Given information:
*****
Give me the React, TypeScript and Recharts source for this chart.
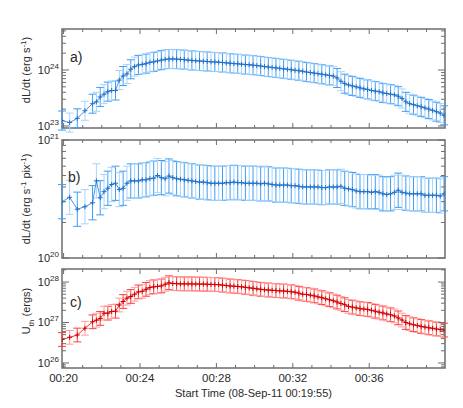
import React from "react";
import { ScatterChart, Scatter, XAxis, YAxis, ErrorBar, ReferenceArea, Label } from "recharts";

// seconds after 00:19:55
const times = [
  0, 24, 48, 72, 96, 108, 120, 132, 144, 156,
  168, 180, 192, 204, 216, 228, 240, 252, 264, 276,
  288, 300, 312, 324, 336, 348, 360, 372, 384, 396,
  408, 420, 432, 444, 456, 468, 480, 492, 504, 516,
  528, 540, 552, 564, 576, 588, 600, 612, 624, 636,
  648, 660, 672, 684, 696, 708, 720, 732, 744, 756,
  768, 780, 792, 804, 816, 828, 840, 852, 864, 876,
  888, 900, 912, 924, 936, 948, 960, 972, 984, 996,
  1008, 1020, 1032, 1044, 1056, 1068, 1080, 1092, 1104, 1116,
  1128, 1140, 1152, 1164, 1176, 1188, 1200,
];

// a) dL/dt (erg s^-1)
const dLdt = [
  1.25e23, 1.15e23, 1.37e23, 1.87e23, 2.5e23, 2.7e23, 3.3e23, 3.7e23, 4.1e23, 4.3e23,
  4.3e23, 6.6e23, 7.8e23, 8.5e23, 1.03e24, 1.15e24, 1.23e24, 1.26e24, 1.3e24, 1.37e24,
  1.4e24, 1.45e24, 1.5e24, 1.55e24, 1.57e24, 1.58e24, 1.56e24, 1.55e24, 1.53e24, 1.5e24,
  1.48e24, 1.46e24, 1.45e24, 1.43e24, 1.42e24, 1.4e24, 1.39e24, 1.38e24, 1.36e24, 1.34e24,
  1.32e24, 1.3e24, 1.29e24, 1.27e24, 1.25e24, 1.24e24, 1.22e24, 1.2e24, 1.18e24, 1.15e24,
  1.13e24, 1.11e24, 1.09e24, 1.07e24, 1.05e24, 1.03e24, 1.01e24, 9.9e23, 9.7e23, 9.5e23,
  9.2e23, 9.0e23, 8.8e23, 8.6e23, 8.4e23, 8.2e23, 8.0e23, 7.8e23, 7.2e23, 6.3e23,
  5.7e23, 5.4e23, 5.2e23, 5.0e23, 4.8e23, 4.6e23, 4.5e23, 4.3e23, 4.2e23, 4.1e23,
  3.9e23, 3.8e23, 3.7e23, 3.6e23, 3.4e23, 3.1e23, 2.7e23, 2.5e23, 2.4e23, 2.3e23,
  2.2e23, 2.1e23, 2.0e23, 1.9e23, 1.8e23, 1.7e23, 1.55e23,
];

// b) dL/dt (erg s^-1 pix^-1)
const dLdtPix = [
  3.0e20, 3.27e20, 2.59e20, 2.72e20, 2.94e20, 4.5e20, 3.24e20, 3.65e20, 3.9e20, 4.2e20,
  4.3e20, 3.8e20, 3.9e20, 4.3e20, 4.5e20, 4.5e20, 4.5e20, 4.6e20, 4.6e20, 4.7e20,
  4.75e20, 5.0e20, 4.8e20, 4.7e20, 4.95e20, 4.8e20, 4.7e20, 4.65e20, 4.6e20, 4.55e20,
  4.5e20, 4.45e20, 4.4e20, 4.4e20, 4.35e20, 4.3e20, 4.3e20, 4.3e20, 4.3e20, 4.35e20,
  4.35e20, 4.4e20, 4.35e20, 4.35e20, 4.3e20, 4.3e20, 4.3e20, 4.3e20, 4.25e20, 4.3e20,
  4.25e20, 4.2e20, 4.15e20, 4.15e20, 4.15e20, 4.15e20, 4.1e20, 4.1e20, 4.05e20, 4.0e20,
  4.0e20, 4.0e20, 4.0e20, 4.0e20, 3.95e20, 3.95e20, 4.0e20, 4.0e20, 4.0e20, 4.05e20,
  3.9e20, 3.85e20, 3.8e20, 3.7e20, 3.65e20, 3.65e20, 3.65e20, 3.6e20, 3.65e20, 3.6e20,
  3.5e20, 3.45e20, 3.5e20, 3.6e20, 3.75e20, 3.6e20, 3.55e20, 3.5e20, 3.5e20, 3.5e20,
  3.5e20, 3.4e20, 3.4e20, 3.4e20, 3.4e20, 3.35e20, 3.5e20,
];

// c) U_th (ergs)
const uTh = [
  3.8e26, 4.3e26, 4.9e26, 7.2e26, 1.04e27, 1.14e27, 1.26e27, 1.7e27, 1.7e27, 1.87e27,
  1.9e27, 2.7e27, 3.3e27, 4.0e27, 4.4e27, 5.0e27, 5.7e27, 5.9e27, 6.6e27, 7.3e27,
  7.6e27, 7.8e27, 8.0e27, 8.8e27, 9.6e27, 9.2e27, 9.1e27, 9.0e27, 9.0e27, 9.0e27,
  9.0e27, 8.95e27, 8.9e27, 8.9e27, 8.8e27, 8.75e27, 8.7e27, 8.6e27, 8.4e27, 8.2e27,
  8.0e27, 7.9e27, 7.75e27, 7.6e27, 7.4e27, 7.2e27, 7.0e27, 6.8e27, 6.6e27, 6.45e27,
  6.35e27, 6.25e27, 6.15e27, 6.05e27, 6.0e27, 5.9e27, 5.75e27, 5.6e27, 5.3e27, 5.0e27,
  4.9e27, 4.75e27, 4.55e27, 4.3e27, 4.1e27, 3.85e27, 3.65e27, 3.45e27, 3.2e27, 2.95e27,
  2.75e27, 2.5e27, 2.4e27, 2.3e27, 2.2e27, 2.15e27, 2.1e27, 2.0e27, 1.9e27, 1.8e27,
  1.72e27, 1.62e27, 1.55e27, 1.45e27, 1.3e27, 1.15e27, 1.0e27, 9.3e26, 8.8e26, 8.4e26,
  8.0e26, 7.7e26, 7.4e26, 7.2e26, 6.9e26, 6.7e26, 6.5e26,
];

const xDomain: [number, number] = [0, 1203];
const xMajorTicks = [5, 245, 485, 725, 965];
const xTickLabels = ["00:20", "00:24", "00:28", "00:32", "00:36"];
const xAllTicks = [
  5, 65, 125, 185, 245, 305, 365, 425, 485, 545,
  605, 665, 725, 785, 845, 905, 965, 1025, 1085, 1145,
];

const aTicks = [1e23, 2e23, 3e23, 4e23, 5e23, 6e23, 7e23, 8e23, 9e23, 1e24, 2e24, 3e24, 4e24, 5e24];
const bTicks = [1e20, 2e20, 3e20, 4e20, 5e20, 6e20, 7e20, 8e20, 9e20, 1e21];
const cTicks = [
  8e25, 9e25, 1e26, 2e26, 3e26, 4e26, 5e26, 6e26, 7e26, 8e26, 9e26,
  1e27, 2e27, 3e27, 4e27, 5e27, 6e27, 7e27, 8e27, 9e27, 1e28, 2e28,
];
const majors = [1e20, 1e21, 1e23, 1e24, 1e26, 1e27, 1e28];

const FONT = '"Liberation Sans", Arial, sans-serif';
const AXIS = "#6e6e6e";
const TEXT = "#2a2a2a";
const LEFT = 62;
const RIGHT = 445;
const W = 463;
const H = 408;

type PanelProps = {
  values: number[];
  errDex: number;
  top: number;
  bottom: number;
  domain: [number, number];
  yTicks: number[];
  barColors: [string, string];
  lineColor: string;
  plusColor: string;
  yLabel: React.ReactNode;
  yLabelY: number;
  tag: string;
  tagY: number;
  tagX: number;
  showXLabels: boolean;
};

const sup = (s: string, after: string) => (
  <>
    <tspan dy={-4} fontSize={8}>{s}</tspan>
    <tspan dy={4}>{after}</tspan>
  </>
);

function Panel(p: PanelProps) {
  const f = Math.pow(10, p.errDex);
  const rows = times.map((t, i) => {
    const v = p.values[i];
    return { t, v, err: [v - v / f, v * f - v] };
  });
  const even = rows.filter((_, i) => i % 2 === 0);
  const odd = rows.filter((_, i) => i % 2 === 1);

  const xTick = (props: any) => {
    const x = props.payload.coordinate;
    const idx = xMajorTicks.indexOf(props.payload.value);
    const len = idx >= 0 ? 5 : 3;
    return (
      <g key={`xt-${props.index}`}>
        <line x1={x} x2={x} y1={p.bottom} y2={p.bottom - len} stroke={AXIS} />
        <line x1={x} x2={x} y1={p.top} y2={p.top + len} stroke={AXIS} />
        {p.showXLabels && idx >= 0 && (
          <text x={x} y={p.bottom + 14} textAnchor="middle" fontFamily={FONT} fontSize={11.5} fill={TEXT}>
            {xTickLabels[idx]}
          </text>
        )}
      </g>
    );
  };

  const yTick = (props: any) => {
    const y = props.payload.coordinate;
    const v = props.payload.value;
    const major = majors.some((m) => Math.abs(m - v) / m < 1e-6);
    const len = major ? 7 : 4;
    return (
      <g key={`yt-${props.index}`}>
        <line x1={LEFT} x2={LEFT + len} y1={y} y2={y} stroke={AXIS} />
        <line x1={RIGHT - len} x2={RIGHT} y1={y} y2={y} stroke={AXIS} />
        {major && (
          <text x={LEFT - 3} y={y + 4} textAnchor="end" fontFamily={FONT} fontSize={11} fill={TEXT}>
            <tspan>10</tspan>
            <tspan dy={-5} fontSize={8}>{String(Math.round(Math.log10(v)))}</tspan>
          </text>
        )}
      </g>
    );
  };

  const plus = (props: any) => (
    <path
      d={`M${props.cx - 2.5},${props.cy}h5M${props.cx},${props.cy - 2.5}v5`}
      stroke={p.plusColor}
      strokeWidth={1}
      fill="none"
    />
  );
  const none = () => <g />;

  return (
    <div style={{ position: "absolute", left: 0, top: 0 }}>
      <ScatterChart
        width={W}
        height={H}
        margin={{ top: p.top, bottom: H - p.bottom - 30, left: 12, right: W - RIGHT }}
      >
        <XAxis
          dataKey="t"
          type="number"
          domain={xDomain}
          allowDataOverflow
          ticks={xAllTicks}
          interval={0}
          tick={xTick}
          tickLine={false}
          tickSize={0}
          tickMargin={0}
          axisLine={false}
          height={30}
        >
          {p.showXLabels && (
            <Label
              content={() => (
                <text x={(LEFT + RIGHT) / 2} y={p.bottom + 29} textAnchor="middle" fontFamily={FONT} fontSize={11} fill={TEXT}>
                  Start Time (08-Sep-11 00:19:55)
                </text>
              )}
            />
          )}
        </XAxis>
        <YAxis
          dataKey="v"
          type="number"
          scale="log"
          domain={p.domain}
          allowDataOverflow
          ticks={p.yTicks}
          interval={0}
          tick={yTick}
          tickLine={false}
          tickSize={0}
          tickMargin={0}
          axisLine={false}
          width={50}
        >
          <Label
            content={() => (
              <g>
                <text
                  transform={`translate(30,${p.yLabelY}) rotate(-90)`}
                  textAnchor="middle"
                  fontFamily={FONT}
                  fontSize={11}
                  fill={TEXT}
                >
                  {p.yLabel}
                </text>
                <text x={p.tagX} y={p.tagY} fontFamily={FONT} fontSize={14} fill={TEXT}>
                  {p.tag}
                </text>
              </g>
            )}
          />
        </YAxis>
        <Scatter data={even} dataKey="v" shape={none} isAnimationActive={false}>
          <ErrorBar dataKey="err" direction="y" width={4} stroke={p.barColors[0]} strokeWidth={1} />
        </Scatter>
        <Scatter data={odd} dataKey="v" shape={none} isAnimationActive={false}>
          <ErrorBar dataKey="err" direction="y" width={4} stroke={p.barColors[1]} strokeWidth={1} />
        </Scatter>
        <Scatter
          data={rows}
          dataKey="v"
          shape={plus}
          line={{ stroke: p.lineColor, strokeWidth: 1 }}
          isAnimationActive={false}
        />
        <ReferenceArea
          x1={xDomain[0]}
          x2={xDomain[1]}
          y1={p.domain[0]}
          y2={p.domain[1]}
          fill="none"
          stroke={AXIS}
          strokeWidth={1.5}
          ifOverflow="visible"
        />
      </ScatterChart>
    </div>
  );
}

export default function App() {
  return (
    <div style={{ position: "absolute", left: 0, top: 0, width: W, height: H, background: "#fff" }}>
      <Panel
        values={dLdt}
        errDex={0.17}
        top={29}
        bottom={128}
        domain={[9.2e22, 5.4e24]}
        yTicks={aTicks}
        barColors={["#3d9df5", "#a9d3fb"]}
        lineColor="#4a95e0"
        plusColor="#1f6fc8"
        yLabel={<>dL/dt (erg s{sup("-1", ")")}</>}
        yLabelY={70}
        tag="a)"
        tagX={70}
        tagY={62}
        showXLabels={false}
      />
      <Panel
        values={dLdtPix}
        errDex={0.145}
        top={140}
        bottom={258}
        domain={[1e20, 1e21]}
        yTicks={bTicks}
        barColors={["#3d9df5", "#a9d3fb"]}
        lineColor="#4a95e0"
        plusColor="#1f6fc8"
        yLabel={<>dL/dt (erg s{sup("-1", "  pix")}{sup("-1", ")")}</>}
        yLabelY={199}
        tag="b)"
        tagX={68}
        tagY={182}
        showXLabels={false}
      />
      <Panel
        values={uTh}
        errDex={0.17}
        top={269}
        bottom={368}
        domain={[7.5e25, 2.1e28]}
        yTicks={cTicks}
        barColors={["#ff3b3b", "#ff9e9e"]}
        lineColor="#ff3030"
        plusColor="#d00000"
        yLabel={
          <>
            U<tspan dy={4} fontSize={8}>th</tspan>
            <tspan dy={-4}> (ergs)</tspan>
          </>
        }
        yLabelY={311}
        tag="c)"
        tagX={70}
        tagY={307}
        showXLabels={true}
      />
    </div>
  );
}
*****
Goal of the exercise: Leave out the pictures. Transcribe only the lines above, from the first through the one that contains "ErrorBar, ReferenceArea, Label".

Response below:
Give me the React, TypeScript and Recharts source for this chart.
import React from "react";
import { ScatterChart, Scatter, XAxis, YAxis, ErrorBar, ReferenceArea, Label } from "recharts";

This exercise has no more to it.